Atherton is proudly located in Wales and wanted to give its customers the ability to test their new bikes on the Welsh mountains, which are a short drive from the office. To reduce part manufacturing time, Atherton Bikes has moved all manufacturing processes in-house. This includes additively manufacturing lightweight and robust lugs to reinforce joints between tubes and help distribute the stresses put on the bike in harsh terrain.Perfect solution
Dan Brown, co-founder of Atherton Bikes, said: “The small size of our office in Wales was a challenge, as most machines are produced to fit an industrial unit, so Renishaw’s experts suggested we opt for the RenAM 500Q,
“The machine’s compact size, high speed and build accuracy made it a perfect solution. With this machine we are able to keep up with the bespoke and high demand manufacturing requirements, especially during the busy race season. We are able to easily modify the lug design using computer aided design, allowing us to quickly produce bespoke lugs and reproduce them if necessary.
Mr Brown continued: “Renishaw has supported us throughout the process, from manufacturing parts before we invested in a machine to installation and staff training. Some of our colleagues were personally trained by the Renishaw engineer at New Mills who manufactured our parts himself. His specific knowledge about our production process allowed our staff to quickly adapt to in-house manufacturing after the training session.”

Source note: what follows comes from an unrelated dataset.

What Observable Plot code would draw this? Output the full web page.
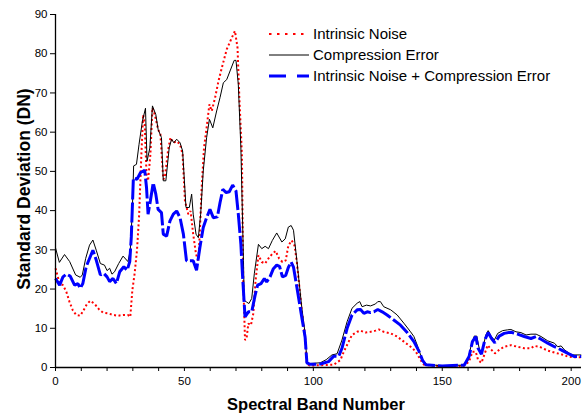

Bryan Austin, director of sales at Renishaw, said: “By investing in AM processes, Atherton has the design freedom to develop the best components for its bikes, something that was difficult to achieve using traditional casting methods. Casting using moulds does not lend itself to producing the bespoke parts that are required for Atherton’s customer. Casting also produces heavier parts because it cannot produce the internal honeycomb structure that allows 3-D printed parts to be lighter.”